The report pointed out that it would take until 2025 to realize some of those savings because there was no infrastructure in place to bypass the nitrification process and the stricter phosphorous standards that Goecke cited wouldn't be put in place until years later.
However, Goecke made no mention in his report that it would take years for the city to see some of the savings.
"I was thinking that those were going to be golf courses forever," Pivetti said Friday from his Sacramento, Calif., office.
But two golf courses at Stallion Mountain are being graded for housing, and Walters wants to turn Royal Links into a subdivision.
Eight years later, officials at the city's sewage treatment plant said it is still just as costly to treat irrigation water as it is to treat water that is put back in the wash and returned to Lake Mead.

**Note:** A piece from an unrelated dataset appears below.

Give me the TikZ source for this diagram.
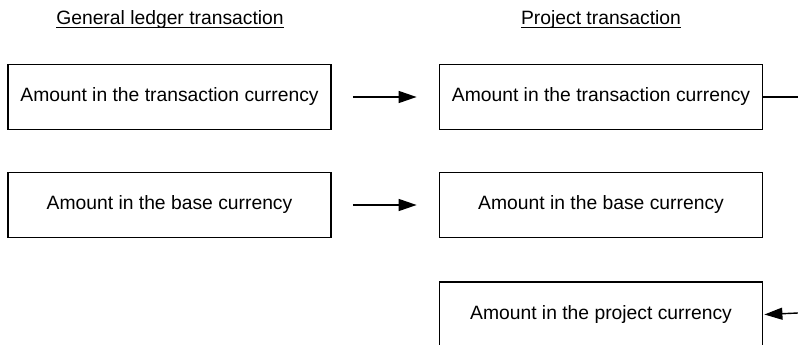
\documentclass[tikz,border=0pt]{standalone}
\usepackage{fontspec}
\setmainfont{Liberation Sans}
\usetikzlibrary{arrows.meta}

\tikzset{
  amountbox/.style={draw, line width=1.8pt, minimum width=323pt, minimum height=65pt,
    inner sep=0pt, font=\fontsize{19.3}{23}\selectfont},
  heading/.style={inner sep=0pt, anchor=base, font=\fontsize{19.3}{23}\selectfont},
  flow/.style={line width=1.4pt, -{Triangle[length=18pt,width=12pt]}}
}

\begin{document}
\begin{tikzpicture}[x=1pt,y=-1pt]
    \useasboundingbox (0,0) rectangle (798,345);
    \clip (0,0) rectangle (798,345);

    % Draw headings
    \node[heading] (glhead) at (170,25) {General ledger transaction};
    \draw[line width=0.9pt] ([yshift=-2.5pt]glhead.base west) -- ([yshift=-2.5pt]glhead.base east);
    \node[heading] (prhead) at (601,25) {Project transaction};
    \draw[line width=0.9pt] ([yshift=-2.5pt]prhead.base west) -- ([yshift=-2.5pt]prhead.base east);

    % General ledger side
    \node[amountbox] (gltrans) at (169.5,97) {Amount in the transaction currency};
    \node[amountbox] (glbase) at (169.5,205) {Amount in the base currency};

    % Project side
    \node[amountbox] (prtrans) at (601,97) {Amount in the transaction currency};
    \node[amountbox] (prbase) at (601,205) {Amount in the base currency};
    \node[amountbox] (prproj) at (601,314.5) {Amount in the project currency};

    \coordinate (outright) at (798,97);
    \coordinate (inright) at (798,313);

    % Draw arrows
    \draw[flow] ([xshift=21pt]gltrans.east) -- ([xshift=-22pt]prtrans.west);
    \draw[flow] ([xshift=21pt]glbase.east) -- ([xshift=-22pt]prbase.west);
    \draw[line width=1.4pt] (prtrans.east) -- (outright);
    \draw[flow] (inright) -- ([xshift=1pt]prproj.east);
  \end{tikzpicture}
\end{document}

"The difference is negligible between the cost of treating reuse water and the cost of treating water going back to Lake Mead," said David Mendenhall, the city environmental manager who runs the Water Pollution Control Facility.
Mendenhall declined to comment on Goecke's memo.
The major benefit of using the treated wastewater, officials said, is that it doesn't have to be pumped back up from Lake Mead and treated again before being used to irrigate a golf course.
Meanwhile, golf course operators say that water remains one of the largest costs associated with running their businesses.
Angel Park's Bogue said the course operators who get their water from the Durango Hills station expect that it will get more expensive. They said they believe water supplied by the station will jump in price to about $2.10 per 1,000 gallons.
As far as the disparity in price between what they pay for water and what Walters pays, some operators paying the higher price viewed it with a sense of helplessness.
"That's something out of our control," said Joe Massanova, marketing director of TPC at the Canyons. "I absolutely do not think it's fair, but that's up to the elected officials to make sure the golf industry is treated equally from course to course."